Arbitral awards that can be enforced in Hong Kong SAR include Convention awards, mainland awards, Macao SAR awards, and other awards which include awards made in Hong Kong SAR:

  • A Convention award means an arbitral award made in a state or the territory of a state which is a party to the Convention on the Recognition and Enforcement of Foreign Awards, also known as the New York Convention. This does not include the People's Republic China (PRC) or any part of the PRC.
  • For mainland and Macao SAR awards, arbitral awards made in mainland China by a recognised mainland arbitral authority in accordance with the Arbitration Law of the PRC or made in Macao SAR are enforceable in Hong Kong SAR pursuant to special arrangements in place.

Enforcement of an arbitral award in Hong Kong SAR

There are two stages in the enforcement of an arbitral award in Hong Kong SAR:

  • Recognition stage – an award is converted into a Hong Kong SAR judgment;
  • Execution stage – the judgment can be enforced using an acceptable method of enforcement.

At the recognition stage, the court has to decide whether to grant permission to enforce the award. An application to the High Court for leave to enforce an award may be made ex-parte by affidavit. The applicant must make full and frank disclosure of relevant information to the court in support of the application. If the award is in order and the court grants permission, it will give judgment “in terms of” the award. A party may then enforce the arbitral award by pursuing the same enforcement methods for court judgments, such as statutory demand, charging order or writ of execution. 

Refusal of enforcement of an arbitral award

The grounds for the court to refuse to enforce an arbitral award are almost identical for all categories of awards. They are exclusively procedural as there is no right to appeal an award on a question of law.

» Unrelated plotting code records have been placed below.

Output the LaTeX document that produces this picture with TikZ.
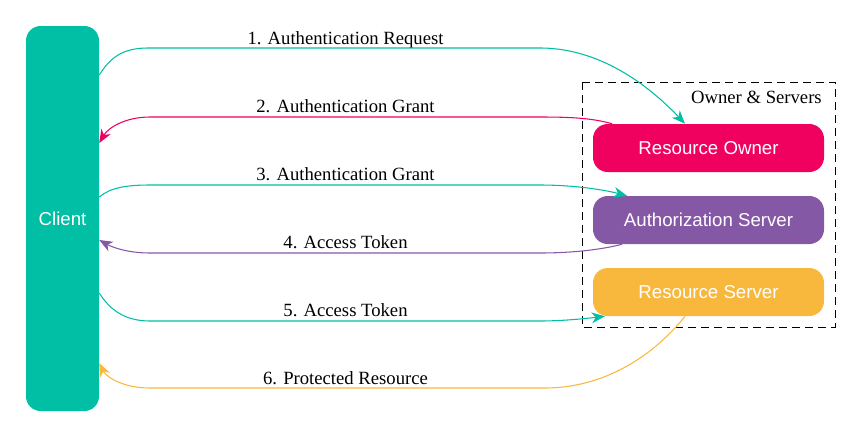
\documentclass[tikz,border=0pt]{standalone}
\usepackage{fontspec}
\setmainfont{Liberation Serif}
\newfontfamily\arialfont{Liberation Sans}
\usetikzlibrary{arrows.meta}
\definecolor{clientteal}{RGB}{0,191,165}
\definecolor{ownerpink}{RGB}{240,0,95}
\definecolor{authpurple}{RGB}{133,88,165}
\definecolor{serverorange}{RGB}{248,184,62}

\begin{document}
\begin{tikzpicture}[x=0.75pt,y=-0.75pt,
    box/.style={rectangle,rounded corners=11pt,fill=#1,text=white,inner sep=0pt,
        font=\arialfont\fontsize{14}{16}\selectfont,minimum width=173.25pt,minimum height=36pt},
    msg/.style={draw=#1,line width=0.8pt,-{Stealth[length=10pt,width=8pt,inset=3pt]}},
    lbl/.style={font=\fontsize{14}{16}\selectfont,inner sep=0pt,anchor=base}]
\useasboundingbox (0,0) rectangle (851,437);
\node[box=clientteal,minimum width=54.75pt,minimum height=288.75pt] (client) at (62.5,218.5) {Client};
\node[box=ownerpink] (owner) at (708.5,148) {Resource Owner};
\node[box=authpurple] (auth) at (708.5,220) {Authorization Server};
\node[box=serverorange] (server) at (708.5,292) {Resource Server};
\draw[dash pattern=on 6pt off 3.75pt,line width=0.7pt] (582,82) rectangle (835,327);
\node[lbl,anchor=base east] (cluster) at (822,103) {Owner \& Servers};
% messages
\node[lbl] (m1) at (345.5,44) {1. Authentication Request};
\node[lbl] (m2) at (345.5,112) {2. Authentication Grant};
\node[lbl] (m3) at (345.5,180) {3. Authentication Grant};
\node[lbl] (m4) at (345.5,248) {4. Access Token};
\node[lbl] (m5) at (345.5,316) {5. Access Token};
\node[lbl] (m6) at (345.5,384) {6. Protected Resource};
\draw[msg=clientteal] (client.east |- 0,75) .. controls (110,58) and (122,48) .. (148,48)
    -- (540,48) .. controls (605,48) and (655,92) .. (owner.north -| 685,0);
\draw[msg=ownerpink] (owner.north -| 612,0) .. controls (592,118) and (570,117) .. (540,117)
    -- (150,117) .. controls (125,117) and (108,128) .. (client.east |- 0,143);
\draw[msg=clientteal] (client.east |- 0,197) .. controls (110,188) and (125,185) .. (150,185)
    -- (540,185) .. controls (575,185) and (605,190) .. (auth.north -| 627,0);
\draw[msg=authpurple] (auth.south -| 622,0) .. controls (600,250) and (570,253) .. (540,253)
    -- (150,253) .. controls (125,253) and (110,246) .. (client.east |- 0,240);
\draw[msg=clientteal] (client.east |- 0,293) .. controls (110,310) and (125,321) .. (150,321)
    -- (540,321) .. controls (565,321) and (590,318) .. (server.south -| 605,0);
\draw[msg=serverorange] (server.south -| 685,0) .. controls (650,360) and (600,388) .. (545,388)
    -- (150,388) .. controls (120,388) and (105,375) .. (client.east |- 0,363);
\end{tikzpicture}
\end{document}
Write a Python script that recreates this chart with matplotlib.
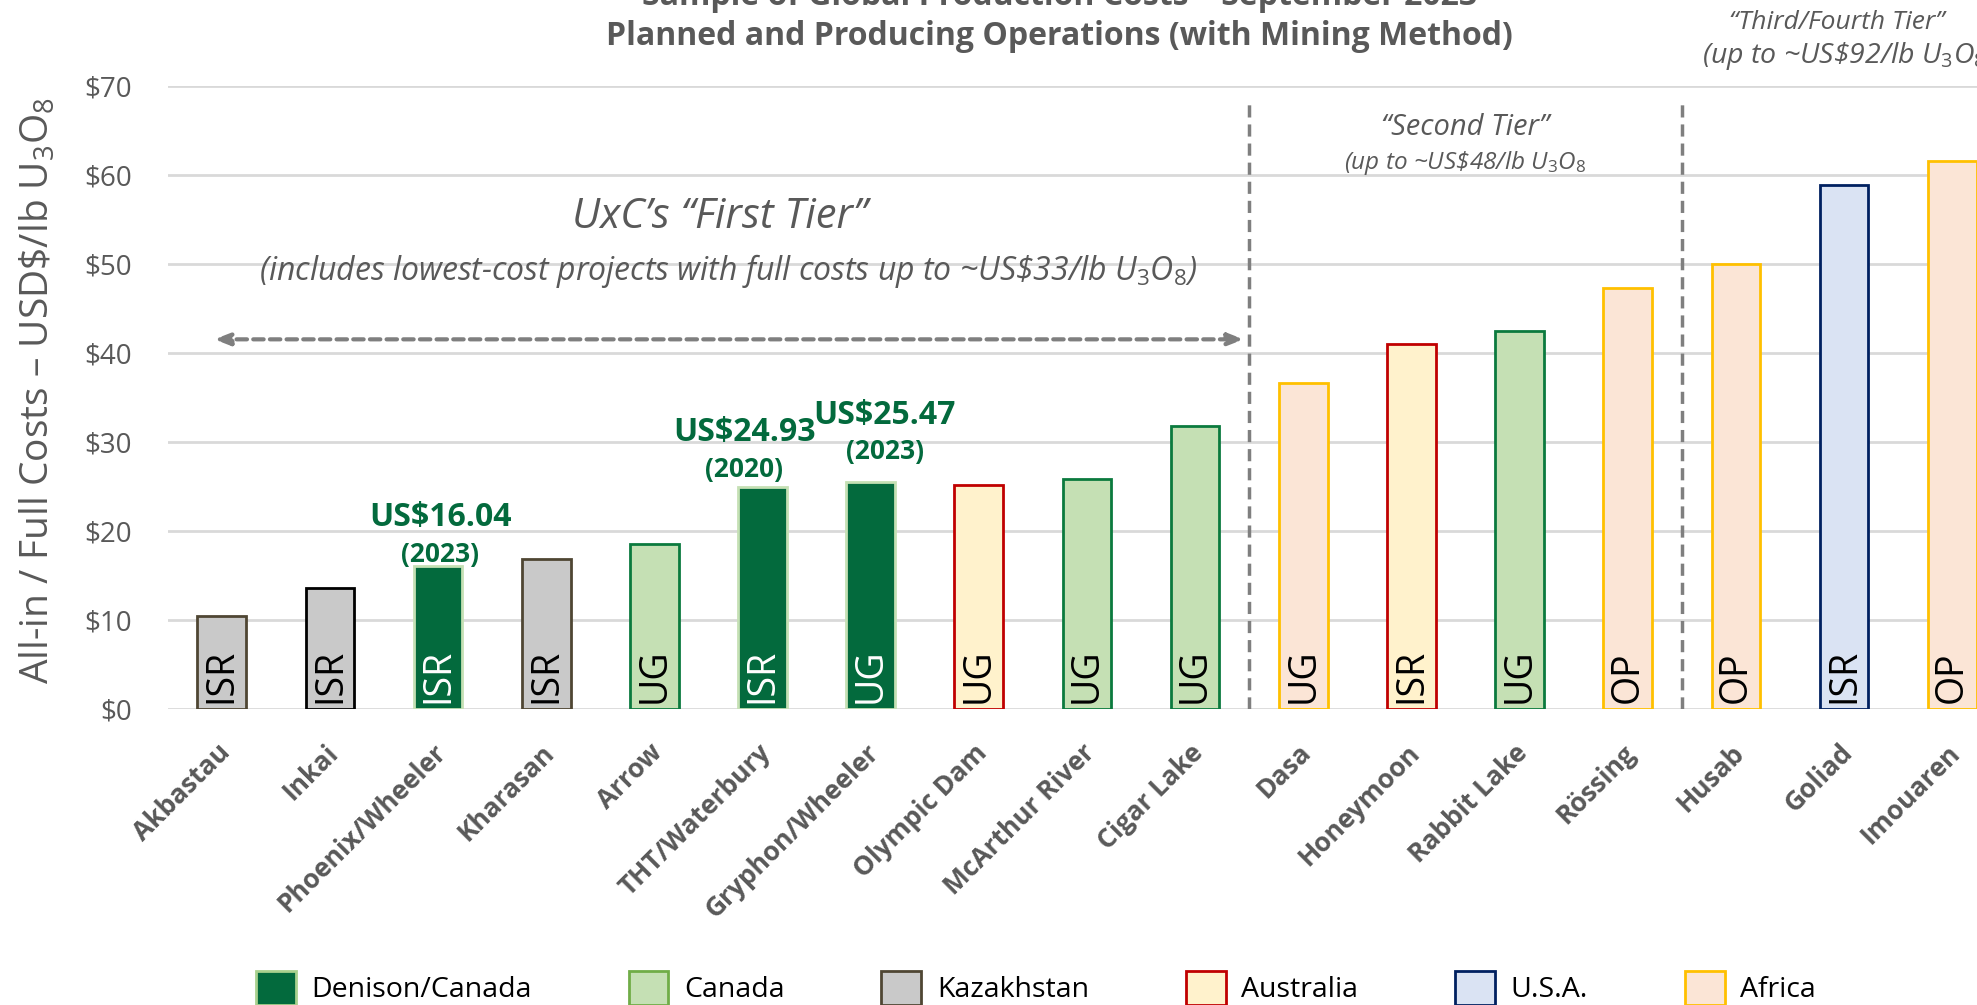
import matplotlib
matplotlib.use("Agg")
import matplotlib.pyplot as plt
from matplotlib.patches import Patch

plt.rcParams['font.family'] = ['Open Sans', 'DejaVu Sans']
plt.rcParams['mathtext.fontset'] = 'custom'
plt.rcParams['mathtext.rm'] = 'Open Sans'
plt.rcParams['mathtext.it'] = 'Open Sans:italic'
plt.rcParams['mathtext.bf'] = 'Open Sans:bold'

# data
projects = ['Akbastau', 'Inkai', 'Phoenix/Wheeler', 'Kharasan', 'Arrow', 'THT/Waterbury',
            'Gryphon/Wheeler', 'Olympic Dam', 'McArthur River', 'Cigar Lake', 'Dasa',
            'Honeymoon', 'Rabbit Lake', 'Rössing', 'Husab', 'Goliad', 'Imouaren']
costs = [10.4, 13.6, 16.04, 16.8, 18.5, 24.93, 25.47, 25.1, 25.8, 31.8,
         36.6, 41.0, 42.4, 47.3, 50.0, 58.9, 61.5]
region = ['Kazakhstan', 'Kazakhstan', 'Denison/Canada', 'Kazakhstan', 'Canada', 'Denison/Canada',
          'Denison/Canada', 'Australia', 'Canada', 'Canada', 'Africa',
          'Australia', 'Canada', 'Africa', 'Africa', 'U.S.A.', 'Africa']
method = ['ISR', 'ISR', 'ISR', 'ISR', 'UG', 'ISR', 'UG', 'UG', 'UG', 'UG',
          'UG', 'ISR', 'UG', 'OP', 'OP', 'ISR', 'OP']
yticks = [0, 10, 20, 30, 40, 50, 60, 70]

regions = ['Denison/Canada', 'Canada', 'Kazakhstan', 'Australia', 'U.S.A.', 'Africa']
fills = {'Denison/Canada': '#036A3D', 'Canada': '#C5E0B4', 'Kazakhstan': '#C9C9C9',
         'Australia': '#FFF2CC', 'U.S.A.': '#DAE3F3', 'Africa': '#FBE5D6'}
edges = {'Denison/Canada': '#C5E0B4', 'Canada': '#0B7A3E', 'Kazakhstan': '#4F4633',
         'Australia': '#C00000', 'U.S.A.': '#002060', 'Africa': '#FFC000'}
leg_edges = {'Denison/Canada': '#A9D18E', 'Canada': '#70AD47', 'Kazakhstan': '#4F4633',
             'Australia': '#C00000', 'U.S.A.': '#002060', 'Africa': '#FFC000'}

gray = '#595959'
green = '#036A3D'
dash = '#7F7F7F'
u3o8 = r'U$_\mathit{3}$O$_\mathit{8}$'

fig = plt.figure(figsize=(19.77, 10.05), dpi=100)
ax = fig.add_axes([0.0848, 0.2949, 0.930, 0.6198])

x = list(range(len(projects)))
bar_edges = [edges[r] for r in region]
bar_edges[1] = '#000000'  # Inkai has a black outline
bars = ax.bar(x, costs, width=0.45, color=[fills[r] for r in region],
              edgecolor=bar_edges, linewidth=2, zorder=3)

for i, m in enumerate(method):
    c = 'white' if region[i] == 'Denison/Canada' else 'black'
    ax.text(i, 0.6, m, rotation=90, ha='center', va='bottom', fontsize=27,
            color=c, zorder=4)

ax.set_xlim(-0.5, len(projects) - 0.5)
ax.set_ylim(0, 70)
ax.set_yticks(yticks)
ax.set_yticklabels(['$%d' % v for v in yticks], fontsize=20, color=gray)
ax.tick_params(axis='y', length=0, pad=26)
ax.set_xticks([])
ax.grid(axis='y', color='#D9D9D9', linewidth=2, zorder=0)
ax.set_axisbelow(True)
for s in ax.spines.values():
    s.set_visible(False)

for i, name in enumerate(projects):
    ax.text(i - 0.05, -3.4, name, rotation=45, ha='right', va='top',
            rotation_mode='anchor', fontsize=19, fontweight='bold', color=gray,
            clip_on=False)

ax.set_ylabel(r'All-in / Full Costs – USD\$/lb ' + r'U$_3$O$_8$', fontsize=28, color=gray)
ax.yaxis.set_label_coords(-0.06, 0.51)

# tier separators
for xv in [9.5, 13.5]:
    ax.plot([xv, xv], [0, 68.6], color=dash, linestyle=(0, (3.5, 2)), linewidth=2.5, zorder=2)

ax.annotate('', xy=(9.45, 41.5), xytext=(-0.07, 41.5),
            arrowprops=dict(arrowstyle='<|-|>,head_length=0.9,head_width=0.35',
                            linestyle=(0, (2.5, 1.5)), color=dash, lw=3, shrinkA=0, shrinkB=0))

ax.text(4.6, 55.3, 'UxC’s “First Tier”', style='italic', fontsize=30, color=gray,
        ha='center', va='center')
ax.text(4.68, 49.2, r'(includes lowest-cost projects with full costs up to ~US\$33/lb ' + u3o8 + ')',
        style='italic', fontsize=23, color=gray, ha='center', va='center')
ax.text(11.5, 65.3, '“Second Tier”', style='italic', fontsize=21, color=gray,
        ha='center', va='center')
ax.text(11.5, 61.3, r'(up to ~US\$48/lb ' + u3o8,
        style='italic', fontsize=17.5, color=gray, ha='center', va='center')
ax.text(14.93, 77.1, '“Third/Fourth Tier”', style='italic', fontsize=19, color=gray,
        ha='center', va='center', clip_on=False)
ax.text(13.69, 73.3, r'(up to ~US\$92/lb ' + u3o8,
        style='italic', fontsize=20.5, color=gray, ha='left', va='center', clip_on=False)

# Denison cost callouts
callouts = [(2.02, 21.5, 'US$16.04', 23), (2.02, 17.3, '(2023)', 19),
            (4.83, 31.0, 'US$24.93', 23), (4.83, 26.9, '(2020)', 19),
            (6.13, 32.9, 'US$25.47', 23), (6.13, 28.9, '(2023)', 19)]
for cx, cy, t, fs in callouts:
    ax.text(cx, cy, t, ha='center', va='center', fontsize=fs, fontweight='bold',
            color=green, zorder=5)

fig.text(0.536, 1.003, 'Sample of Global Production Costs – September 2023',
         ha='center', va='center', fontsize=23, fontweight='bold', color=gray)
fig.text(0.536, 0.9636, 'Planned and Producing Operations (with Mining Method)',
         ha='center', va='center', fontsize=23, fontweight='bold', color=gray)

handles = [Patch(facecolor=fills[r], edgecolor=leg_edges[r], linewidth=2) for r in regions]
fig.legend(handles, regions, loc='center', bbox_to_anchor=(0.524, 0.017), ncol=6,
           frameon=False, fontsize=20.5, handlelength=1.4, handleheight=1.5,
           handletextpad=0.55, columnspacing=3.4, labelcolor='black')

fig.savefig('out.png', dpi=100)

For Convention awards, mainland awards and Macao SAR awards, the reasons are exhaustive. The court cannot refuse to enforce these awards for other reasons.

The court may refuse to enforce these awards if:

  • a party to the arbitration agreement was under some incapacity;
  • the arbitration agreement was not valid under the law applicable to the contract;
  • the person was not given proper notice of the appointment of the arbitrator or of the arbitral proceedings or was unable to present their case;
  • the award deals with a difference not contemplated by or not falling within the terms of submission to arbitration or contains decisions on matters beyond the scope of the submission to arbitration;
  • the composition of the arbitral authority or the arbitral procedure was not in accordance with the agreement of the parties; or
  • the award has not yet become binding on the parties or has been set aside or suspended by a competent authority.

The court may also refuse to enforce an award if the subject matter of the award is a matter which is not capable of settlement by arbitration under the law of Hong Kong SAR; or if it would be contrary to public policy to enforce the award.

If an award is not a Convention award, a mainland award or a Macao SAR award, the court can refuse to enforce an award if the applicant can prove one of the grounds for refusal of enforcement as discussed above. The court also in this case has the discretion to refuse enforcing an arbitral award for any other reason if the court considers it “just to do so”.

Cost to enforce an arbitral award

An enforcing party generally pays for its own costs of the enforcement application, unless otherwise ordered by the court. When enforcement is unsuccessfully challenged, the court will normally award costs against the challenging party on an indemnity basis, which means the recovery rate will be higher than on a standard basis.